Und, so abwegig es erscheinen mag, Nordkorea könnte sich von den Lieferungen mehr Tourismus erhoffen. Da sich Nordkorea und Russland nun sehr nahe kommen, «könnte Russland mehr Touristen nach Nordkorea schicken, was den Tourismus (in Rasŏn) wiederbeleben könnte», sagte Jeong Eunlee, Nordkorea-Experte, gegenüber der Nachrichtenagentur Reuters. Auch von Arbeitern ist die Rede: Diese könnte Nordkorea nach Russland schicken, wo wegen der Mobilisierung Hunderttausender Rekruten für den Krieg Männer fehlen.
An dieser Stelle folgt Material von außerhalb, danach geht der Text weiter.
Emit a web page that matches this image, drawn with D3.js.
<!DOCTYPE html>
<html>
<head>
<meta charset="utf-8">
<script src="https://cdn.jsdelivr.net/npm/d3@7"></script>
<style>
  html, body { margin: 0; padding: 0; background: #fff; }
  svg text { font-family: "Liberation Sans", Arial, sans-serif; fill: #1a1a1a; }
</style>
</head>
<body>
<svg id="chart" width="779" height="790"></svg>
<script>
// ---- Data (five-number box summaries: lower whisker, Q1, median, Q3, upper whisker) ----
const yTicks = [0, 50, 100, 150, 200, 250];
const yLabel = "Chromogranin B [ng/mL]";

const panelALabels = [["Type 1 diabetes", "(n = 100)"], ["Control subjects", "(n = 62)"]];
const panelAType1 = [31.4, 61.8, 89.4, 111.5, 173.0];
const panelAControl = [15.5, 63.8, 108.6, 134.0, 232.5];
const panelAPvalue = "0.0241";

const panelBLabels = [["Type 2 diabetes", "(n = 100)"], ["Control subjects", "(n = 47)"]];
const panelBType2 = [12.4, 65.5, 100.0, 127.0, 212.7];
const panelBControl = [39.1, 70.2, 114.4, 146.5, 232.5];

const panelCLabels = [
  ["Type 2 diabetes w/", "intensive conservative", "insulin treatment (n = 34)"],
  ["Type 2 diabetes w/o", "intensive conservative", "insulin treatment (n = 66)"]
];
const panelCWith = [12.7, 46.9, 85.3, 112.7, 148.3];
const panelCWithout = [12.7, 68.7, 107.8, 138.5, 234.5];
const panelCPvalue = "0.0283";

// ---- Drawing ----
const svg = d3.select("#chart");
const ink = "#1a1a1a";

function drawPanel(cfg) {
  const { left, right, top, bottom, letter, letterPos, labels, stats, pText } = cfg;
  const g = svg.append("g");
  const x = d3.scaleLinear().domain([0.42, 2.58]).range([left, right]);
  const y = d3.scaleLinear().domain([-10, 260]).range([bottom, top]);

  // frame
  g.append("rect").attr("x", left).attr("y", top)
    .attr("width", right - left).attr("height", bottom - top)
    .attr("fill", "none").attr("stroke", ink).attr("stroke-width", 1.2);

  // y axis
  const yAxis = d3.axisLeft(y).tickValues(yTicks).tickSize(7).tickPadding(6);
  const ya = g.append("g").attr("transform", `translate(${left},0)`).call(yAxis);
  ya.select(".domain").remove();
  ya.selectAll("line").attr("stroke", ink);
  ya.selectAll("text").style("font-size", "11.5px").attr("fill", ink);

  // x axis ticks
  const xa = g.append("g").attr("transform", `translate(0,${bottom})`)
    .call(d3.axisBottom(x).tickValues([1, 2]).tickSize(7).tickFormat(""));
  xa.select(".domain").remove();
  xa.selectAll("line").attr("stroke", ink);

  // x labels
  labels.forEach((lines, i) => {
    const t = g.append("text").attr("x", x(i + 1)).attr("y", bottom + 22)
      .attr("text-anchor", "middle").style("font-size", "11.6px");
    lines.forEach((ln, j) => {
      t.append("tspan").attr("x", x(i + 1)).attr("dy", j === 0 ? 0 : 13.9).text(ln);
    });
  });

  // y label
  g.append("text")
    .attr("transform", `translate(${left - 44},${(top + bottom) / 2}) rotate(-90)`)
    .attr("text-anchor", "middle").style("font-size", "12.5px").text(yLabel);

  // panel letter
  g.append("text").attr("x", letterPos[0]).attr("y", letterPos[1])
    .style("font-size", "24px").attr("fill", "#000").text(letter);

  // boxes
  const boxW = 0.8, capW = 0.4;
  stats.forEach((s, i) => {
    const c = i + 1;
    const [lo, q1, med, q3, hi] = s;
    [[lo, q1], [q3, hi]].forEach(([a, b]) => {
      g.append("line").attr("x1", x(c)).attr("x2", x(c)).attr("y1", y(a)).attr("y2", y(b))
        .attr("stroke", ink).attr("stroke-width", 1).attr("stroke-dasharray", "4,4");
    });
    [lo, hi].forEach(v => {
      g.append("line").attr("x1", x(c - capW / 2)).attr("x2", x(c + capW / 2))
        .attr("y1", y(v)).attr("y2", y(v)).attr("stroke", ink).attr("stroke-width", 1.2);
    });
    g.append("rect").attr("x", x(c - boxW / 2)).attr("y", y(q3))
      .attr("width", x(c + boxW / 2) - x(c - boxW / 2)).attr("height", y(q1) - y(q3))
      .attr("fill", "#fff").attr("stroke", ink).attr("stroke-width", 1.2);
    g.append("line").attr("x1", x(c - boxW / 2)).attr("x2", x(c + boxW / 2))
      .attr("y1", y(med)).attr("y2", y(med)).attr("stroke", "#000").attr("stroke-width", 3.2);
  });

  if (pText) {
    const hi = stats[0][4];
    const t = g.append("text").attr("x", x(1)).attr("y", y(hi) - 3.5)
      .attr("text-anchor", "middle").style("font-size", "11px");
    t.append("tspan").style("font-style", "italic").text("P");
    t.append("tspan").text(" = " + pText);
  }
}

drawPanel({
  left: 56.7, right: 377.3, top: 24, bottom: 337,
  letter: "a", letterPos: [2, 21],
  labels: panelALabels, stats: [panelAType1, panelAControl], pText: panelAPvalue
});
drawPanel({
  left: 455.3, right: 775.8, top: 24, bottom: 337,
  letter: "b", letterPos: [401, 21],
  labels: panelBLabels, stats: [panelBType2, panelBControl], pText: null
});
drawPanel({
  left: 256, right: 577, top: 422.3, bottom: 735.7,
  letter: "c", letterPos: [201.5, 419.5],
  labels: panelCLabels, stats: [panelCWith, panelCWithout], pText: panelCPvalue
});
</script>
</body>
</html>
Die Anstellung der Arbeiter in Russland könnte wiederum Geld nach Nordkorea spülen.
Während es die Waffenlieferungen offiziell nicht gibt, betonen beide Staaten in aller Öffentlichkeit, ihre diplomatischen Beziehungen ausbauen zu wollen. Man wolle gemeinsam Öl- und Gasvorkommen vor der Küste Nordkoreas ergründen, hiess es jüngst vom russischen Rohstoffminister Alexander Koslow. Man werde nach Lagerstätten von Gold und seltenen Erden suchen und Nordkorea mehr Mehl-, Mais- und Sojaöl liefern.
Unterdessen soll ausserdem der Cargo-Zugverkehr nach Russland verstärkt worden sein: Seit Juli sind in der Region Rasŏn neue Depots eröffnet worden, berichtet Reuters, auffällig viele, seit der russische Verteidigungsminister Sergej Schoigu im Juli zu Besuch in Nordkorea war. Nordkoreas Kim Jong-un hatte anschliessend Russland besucht. Sein erster Auslandsaufenthalt seit 2019 untermauerte einmal mehr, wie sehr sich die Staaten darum bemühen, Nähe zu demonstrieren.
Bei all ihrer Verbundenheit scheinen die beiden nicht nur die Lieferungen über Russland selbst zu verschleiern. Der Sprecher des Nationalen Sicherheitsrates der USA, John Kirby, sagte unlängst, Pjöngjang versuche, Transporte auch über andere Länder zu steuern. Besonders im Fokus: Staaten im Nahen Osten und Nordafrika.